[Start of Information given]

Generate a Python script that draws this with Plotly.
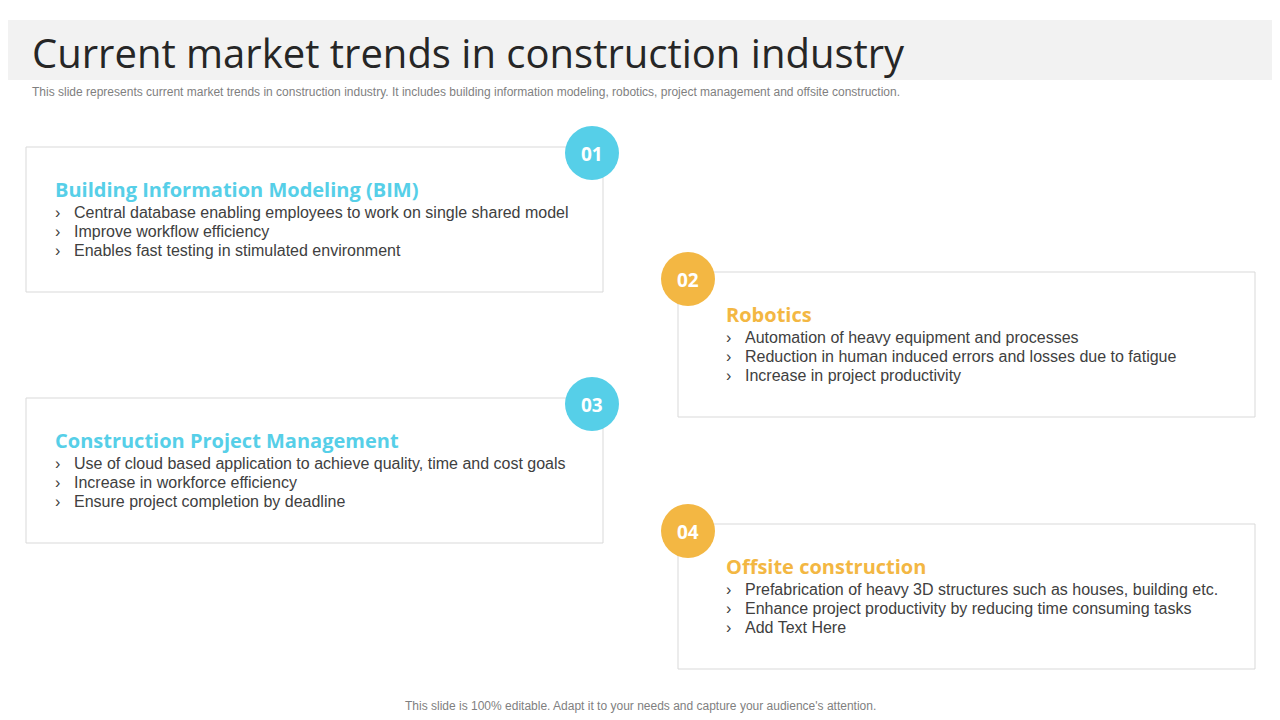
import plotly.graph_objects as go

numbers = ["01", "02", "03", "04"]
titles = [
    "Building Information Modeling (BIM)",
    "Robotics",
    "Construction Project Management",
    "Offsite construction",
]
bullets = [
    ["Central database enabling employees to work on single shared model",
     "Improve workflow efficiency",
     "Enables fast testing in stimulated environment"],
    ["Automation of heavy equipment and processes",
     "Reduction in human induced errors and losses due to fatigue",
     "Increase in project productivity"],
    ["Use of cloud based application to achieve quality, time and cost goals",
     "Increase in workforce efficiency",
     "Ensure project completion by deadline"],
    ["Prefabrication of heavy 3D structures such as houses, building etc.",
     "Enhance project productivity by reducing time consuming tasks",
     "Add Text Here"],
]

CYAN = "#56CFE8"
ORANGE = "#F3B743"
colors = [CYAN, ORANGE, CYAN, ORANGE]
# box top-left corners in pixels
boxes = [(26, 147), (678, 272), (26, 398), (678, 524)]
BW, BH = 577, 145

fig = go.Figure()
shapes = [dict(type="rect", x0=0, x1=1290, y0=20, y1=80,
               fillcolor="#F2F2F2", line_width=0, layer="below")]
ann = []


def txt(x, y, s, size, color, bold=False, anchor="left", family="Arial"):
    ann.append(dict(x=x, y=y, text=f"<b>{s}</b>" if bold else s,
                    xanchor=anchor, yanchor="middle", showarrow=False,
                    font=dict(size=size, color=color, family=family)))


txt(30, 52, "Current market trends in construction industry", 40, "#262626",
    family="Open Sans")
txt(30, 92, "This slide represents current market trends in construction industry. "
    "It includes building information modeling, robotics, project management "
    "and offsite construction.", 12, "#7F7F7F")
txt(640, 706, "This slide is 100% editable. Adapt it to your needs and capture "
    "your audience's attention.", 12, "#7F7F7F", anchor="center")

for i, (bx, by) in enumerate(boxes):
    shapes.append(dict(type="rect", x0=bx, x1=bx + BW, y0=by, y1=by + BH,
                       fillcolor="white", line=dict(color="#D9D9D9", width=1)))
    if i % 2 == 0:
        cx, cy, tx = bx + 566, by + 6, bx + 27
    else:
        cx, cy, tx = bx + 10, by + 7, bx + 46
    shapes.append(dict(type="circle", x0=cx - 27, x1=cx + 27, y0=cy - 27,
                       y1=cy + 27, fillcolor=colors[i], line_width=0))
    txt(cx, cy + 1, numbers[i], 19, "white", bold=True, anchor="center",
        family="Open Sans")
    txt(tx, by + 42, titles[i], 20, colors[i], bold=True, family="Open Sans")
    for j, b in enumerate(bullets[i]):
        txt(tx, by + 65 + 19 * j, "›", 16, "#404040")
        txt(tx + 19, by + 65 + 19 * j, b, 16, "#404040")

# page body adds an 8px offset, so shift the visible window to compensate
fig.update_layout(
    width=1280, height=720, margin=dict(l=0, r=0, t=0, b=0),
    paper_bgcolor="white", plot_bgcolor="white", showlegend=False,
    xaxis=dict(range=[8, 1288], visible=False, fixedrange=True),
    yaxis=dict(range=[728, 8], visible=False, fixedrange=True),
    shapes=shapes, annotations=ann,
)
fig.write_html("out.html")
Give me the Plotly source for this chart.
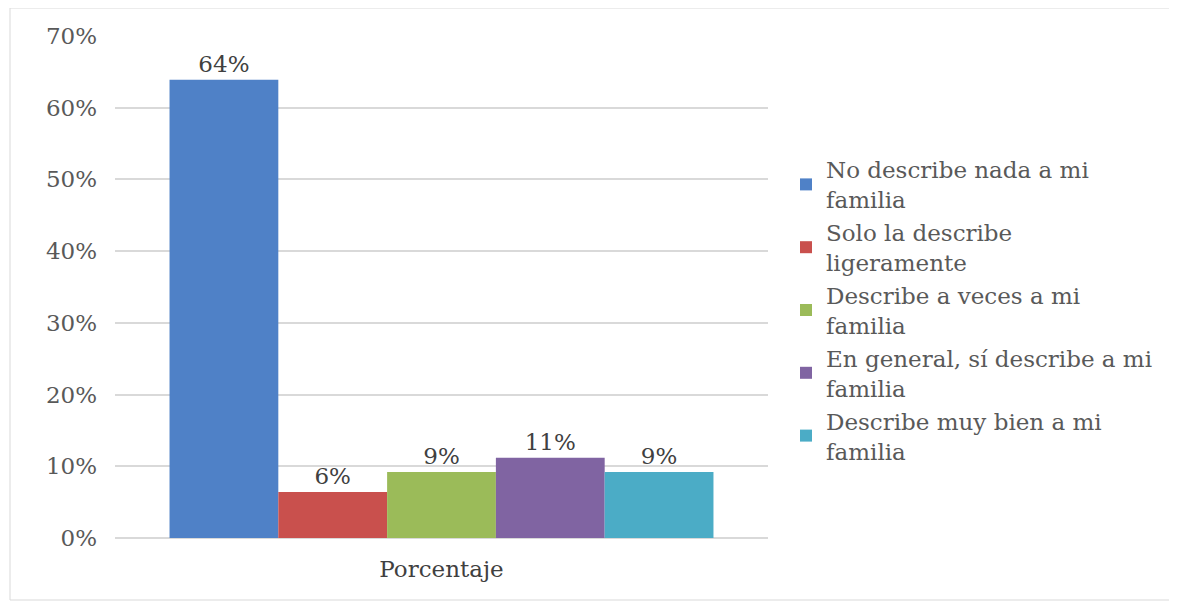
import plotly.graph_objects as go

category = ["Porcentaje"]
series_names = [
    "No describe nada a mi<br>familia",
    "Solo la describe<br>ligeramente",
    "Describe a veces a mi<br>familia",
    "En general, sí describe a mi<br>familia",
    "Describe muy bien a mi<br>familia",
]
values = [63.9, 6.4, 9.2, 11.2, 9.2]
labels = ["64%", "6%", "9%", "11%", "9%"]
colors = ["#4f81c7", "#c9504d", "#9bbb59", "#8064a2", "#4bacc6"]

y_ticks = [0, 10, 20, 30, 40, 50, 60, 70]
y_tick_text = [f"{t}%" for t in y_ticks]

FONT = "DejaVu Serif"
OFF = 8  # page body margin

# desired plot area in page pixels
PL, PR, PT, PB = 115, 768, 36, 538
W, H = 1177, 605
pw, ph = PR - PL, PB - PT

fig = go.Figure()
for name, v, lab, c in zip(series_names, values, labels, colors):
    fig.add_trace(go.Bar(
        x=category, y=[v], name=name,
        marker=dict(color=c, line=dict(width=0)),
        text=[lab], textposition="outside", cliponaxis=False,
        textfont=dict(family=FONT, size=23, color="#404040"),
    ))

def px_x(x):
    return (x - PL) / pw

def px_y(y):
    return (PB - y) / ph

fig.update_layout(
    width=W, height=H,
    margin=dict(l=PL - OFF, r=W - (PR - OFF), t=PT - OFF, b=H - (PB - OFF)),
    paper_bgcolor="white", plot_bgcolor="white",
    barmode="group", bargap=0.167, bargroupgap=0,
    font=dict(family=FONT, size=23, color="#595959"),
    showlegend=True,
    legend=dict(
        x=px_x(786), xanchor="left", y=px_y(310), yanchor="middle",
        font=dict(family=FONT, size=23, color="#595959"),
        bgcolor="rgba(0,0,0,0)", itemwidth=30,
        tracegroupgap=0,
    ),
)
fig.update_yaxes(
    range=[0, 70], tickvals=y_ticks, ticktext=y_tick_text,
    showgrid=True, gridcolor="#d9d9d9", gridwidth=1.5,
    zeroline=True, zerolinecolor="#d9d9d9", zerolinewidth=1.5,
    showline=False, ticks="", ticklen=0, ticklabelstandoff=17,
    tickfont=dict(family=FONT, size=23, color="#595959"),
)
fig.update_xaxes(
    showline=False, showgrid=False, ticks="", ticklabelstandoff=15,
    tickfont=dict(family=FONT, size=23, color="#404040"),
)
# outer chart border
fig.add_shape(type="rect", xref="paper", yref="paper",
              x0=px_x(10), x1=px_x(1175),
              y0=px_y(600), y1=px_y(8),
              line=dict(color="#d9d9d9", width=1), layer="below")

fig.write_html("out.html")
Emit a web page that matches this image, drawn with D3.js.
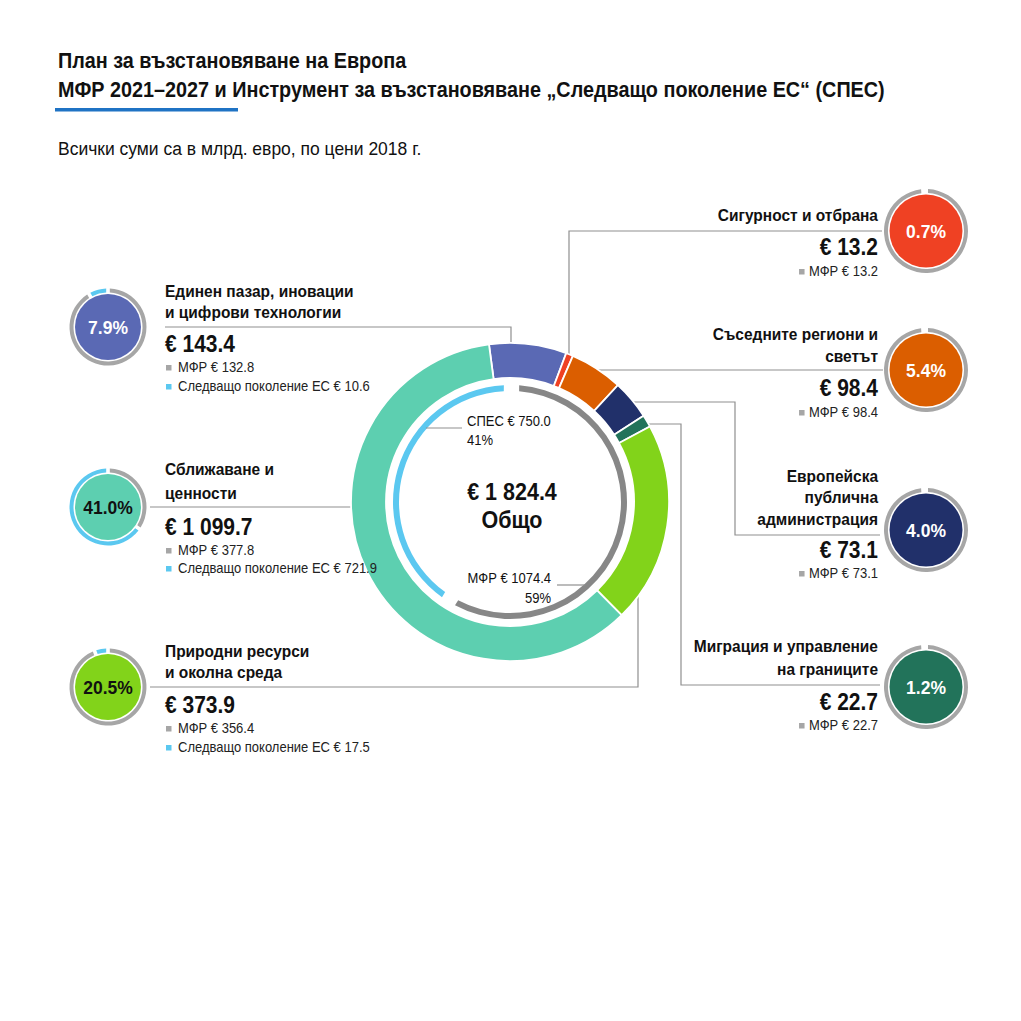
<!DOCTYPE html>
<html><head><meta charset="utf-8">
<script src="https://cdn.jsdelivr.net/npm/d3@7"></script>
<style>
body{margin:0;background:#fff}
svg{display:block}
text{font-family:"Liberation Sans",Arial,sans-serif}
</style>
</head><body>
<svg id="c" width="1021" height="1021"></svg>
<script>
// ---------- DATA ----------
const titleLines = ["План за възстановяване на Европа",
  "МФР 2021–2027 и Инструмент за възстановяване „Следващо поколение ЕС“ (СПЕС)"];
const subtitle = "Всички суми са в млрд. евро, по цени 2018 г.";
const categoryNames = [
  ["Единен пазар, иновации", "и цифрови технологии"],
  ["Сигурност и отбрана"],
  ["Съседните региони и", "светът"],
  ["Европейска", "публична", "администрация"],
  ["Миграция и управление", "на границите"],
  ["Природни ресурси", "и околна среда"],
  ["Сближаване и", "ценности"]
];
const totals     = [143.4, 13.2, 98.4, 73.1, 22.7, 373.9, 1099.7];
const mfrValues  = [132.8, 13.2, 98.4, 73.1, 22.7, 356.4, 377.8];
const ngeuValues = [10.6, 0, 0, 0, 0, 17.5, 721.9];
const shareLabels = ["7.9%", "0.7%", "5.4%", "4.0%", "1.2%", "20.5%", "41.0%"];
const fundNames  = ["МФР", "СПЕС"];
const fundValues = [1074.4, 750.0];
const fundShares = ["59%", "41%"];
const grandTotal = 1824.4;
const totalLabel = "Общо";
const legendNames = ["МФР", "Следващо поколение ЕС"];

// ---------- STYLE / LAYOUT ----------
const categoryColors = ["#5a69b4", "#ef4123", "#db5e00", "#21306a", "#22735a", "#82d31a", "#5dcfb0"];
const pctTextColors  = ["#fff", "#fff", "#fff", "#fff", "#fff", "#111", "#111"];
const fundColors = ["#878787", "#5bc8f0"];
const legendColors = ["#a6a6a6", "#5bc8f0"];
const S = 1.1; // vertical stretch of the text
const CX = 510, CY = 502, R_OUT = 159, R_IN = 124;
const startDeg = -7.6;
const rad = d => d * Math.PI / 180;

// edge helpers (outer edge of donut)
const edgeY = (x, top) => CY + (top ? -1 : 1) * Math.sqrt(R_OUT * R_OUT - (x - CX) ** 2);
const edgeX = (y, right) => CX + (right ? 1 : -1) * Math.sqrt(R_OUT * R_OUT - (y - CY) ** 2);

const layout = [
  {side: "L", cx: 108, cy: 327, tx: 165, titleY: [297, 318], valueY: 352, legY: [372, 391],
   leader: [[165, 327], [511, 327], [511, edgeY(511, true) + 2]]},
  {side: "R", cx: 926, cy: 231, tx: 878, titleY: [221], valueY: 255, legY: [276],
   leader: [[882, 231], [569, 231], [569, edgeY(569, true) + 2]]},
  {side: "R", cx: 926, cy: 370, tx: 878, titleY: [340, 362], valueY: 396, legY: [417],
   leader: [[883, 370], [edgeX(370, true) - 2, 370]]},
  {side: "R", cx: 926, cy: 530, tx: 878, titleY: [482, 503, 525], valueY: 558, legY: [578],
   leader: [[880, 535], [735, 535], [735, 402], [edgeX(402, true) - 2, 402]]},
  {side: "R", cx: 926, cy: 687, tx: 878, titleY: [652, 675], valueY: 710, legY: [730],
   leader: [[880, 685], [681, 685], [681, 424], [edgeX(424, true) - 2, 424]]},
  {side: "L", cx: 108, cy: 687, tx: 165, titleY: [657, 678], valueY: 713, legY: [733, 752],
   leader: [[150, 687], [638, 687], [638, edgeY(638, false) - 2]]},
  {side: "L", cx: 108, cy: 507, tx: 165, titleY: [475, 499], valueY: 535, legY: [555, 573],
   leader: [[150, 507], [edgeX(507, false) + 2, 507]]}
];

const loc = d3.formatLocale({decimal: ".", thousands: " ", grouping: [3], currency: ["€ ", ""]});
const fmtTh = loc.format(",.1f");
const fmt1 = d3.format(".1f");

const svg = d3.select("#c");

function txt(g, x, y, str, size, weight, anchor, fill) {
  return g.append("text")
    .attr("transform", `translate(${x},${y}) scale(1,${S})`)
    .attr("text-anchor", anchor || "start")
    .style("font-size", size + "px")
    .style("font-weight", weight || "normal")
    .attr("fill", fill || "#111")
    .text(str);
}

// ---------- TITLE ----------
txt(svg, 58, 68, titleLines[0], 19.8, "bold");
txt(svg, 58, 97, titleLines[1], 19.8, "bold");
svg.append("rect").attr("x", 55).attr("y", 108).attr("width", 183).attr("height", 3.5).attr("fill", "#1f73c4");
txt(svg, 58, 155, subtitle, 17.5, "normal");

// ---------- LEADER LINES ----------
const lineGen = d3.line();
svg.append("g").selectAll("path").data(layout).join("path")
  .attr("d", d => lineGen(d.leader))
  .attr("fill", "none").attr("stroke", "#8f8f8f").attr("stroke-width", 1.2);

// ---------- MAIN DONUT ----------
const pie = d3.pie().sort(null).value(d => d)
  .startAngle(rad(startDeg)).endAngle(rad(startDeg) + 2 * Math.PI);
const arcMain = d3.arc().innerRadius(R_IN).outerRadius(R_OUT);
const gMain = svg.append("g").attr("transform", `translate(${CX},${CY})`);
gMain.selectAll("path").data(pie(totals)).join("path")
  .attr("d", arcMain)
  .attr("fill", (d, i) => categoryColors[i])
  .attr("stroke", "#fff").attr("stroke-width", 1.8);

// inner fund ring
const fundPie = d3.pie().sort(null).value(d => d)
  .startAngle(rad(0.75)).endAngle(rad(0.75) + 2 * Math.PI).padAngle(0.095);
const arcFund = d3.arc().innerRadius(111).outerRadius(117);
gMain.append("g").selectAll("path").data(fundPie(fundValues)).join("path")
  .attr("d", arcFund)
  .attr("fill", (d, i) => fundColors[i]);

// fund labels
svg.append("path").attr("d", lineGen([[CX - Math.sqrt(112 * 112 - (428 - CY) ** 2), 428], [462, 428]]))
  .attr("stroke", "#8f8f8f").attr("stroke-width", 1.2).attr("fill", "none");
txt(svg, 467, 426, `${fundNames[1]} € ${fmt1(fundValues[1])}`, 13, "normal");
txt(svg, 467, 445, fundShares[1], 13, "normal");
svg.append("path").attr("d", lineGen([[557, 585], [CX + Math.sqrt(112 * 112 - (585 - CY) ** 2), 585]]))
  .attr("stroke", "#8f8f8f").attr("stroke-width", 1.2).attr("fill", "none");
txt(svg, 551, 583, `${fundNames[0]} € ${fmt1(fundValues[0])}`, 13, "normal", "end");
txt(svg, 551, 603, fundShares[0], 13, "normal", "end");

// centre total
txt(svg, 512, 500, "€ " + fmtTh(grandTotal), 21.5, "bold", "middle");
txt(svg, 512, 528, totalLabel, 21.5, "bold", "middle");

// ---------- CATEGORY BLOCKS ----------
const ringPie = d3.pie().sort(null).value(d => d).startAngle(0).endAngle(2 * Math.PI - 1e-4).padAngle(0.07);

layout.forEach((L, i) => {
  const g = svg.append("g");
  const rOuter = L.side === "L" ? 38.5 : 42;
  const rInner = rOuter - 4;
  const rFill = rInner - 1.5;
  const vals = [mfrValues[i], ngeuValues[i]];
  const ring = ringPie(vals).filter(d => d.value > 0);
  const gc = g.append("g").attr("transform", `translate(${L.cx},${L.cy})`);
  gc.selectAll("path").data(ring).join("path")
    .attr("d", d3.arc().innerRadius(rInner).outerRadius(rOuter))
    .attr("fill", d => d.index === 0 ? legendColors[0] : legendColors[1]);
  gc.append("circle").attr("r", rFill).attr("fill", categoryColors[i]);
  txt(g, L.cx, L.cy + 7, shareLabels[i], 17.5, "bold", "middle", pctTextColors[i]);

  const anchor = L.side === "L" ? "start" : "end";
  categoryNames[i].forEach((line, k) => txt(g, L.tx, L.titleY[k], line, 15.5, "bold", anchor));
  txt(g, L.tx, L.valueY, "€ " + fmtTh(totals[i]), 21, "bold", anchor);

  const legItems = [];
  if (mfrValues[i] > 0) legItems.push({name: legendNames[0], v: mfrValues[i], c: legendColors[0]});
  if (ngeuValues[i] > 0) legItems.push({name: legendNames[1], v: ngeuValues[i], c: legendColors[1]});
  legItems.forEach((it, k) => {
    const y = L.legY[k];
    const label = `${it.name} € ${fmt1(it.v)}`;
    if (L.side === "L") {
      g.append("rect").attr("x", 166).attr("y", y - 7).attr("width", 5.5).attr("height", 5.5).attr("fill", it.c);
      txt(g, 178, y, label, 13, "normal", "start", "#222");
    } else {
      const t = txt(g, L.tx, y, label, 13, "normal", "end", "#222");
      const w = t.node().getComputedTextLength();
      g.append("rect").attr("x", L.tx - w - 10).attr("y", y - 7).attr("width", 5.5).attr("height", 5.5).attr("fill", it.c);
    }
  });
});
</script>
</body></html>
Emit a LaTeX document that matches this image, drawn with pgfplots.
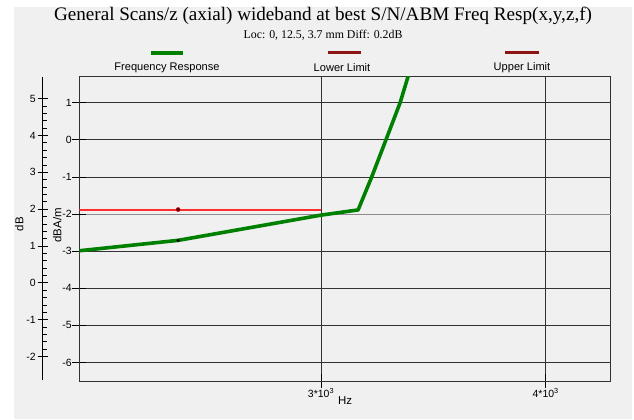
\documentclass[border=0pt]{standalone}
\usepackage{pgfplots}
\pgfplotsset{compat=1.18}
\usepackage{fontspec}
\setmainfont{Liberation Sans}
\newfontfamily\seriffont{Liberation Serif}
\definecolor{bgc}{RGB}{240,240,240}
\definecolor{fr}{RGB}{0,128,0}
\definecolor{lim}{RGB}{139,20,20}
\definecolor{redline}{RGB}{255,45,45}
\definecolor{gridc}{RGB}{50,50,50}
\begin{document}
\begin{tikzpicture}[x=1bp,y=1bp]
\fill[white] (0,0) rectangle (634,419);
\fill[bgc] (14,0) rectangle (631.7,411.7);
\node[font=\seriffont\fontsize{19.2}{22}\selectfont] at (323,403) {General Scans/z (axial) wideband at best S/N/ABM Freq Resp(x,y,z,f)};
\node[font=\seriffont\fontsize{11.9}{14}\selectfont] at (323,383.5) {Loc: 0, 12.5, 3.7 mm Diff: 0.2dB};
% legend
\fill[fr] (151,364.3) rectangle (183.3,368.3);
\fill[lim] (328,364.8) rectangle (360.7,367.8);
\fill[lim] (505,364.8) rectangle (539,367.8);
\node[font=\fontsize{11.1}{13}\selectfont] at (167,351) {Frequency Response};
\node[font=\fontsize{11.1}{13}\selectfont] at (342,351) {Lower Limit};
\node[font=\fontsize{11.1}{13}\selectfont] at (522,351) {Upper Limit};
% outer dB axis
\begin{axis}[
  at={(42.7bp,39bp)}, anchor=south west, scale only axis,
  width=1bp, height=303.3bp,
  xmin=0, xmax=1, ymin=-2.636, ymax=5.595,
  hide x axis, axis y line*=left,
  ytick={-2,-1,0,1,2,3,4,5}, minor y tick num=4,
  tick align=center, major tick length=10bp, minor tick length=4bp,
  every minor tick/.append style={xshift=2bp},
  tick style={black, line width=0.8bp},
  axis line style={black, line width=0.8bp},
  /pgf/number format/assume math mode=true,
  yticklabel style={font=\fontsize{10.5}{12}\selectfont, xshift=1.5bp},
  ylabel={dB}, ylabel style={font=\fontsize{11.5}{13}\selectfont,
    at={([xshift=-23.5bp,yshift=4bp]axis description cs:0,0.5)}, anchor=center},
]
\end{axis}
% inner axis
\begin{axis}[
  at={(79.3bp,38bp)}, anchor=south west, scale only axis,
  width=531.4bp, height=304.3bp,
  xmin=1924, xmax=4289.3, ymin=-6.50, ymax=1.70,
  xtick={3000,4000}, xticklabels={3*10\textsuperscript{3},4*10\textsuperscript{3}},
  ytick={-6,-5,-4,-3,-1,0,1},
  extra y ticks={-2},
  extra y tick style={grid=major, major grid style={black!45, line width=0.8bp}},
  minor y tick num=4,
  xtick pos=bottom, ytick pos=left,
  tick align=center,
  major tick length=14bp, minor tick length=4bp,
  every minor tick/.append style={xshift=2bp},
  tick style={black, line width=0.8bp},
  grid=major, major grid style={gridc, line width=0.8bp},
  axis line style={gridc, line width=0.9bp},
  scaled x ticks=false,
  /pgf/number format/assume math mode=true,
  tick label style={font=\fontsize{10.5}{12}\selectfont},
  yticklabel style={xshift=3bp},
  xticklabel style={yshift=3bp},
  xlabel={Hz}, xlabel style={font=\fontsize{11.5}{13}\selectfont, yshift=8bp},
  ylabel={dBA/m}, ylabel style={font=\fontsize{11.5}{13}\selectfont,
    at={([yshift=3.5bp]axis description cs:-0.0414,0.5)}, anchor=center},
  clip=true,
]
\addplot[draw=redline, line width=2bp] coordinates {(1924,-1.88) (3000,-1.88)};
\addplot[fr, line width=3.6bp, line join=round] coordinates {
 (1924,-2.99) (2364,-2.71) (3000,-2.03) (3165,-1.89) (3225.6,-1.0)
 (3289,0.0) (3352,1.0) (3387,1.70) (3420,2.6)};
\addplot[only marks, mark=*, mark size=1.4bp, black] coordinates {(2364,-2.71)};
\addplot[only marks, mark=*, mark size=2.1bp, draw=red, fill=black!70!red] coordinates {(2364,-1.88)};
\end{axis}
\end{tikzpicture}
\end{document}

[End of Information given]

* [Your goal]: Using the entries above, return each line in which the word "page" occurs.

* [Right answer]:
# page body adds an 8px offset, so shift the visible window to compensate
OFF = 8  # page body margin
# desired plot area in page pixels
Emit a web page that matches this image, drawn with D3.js.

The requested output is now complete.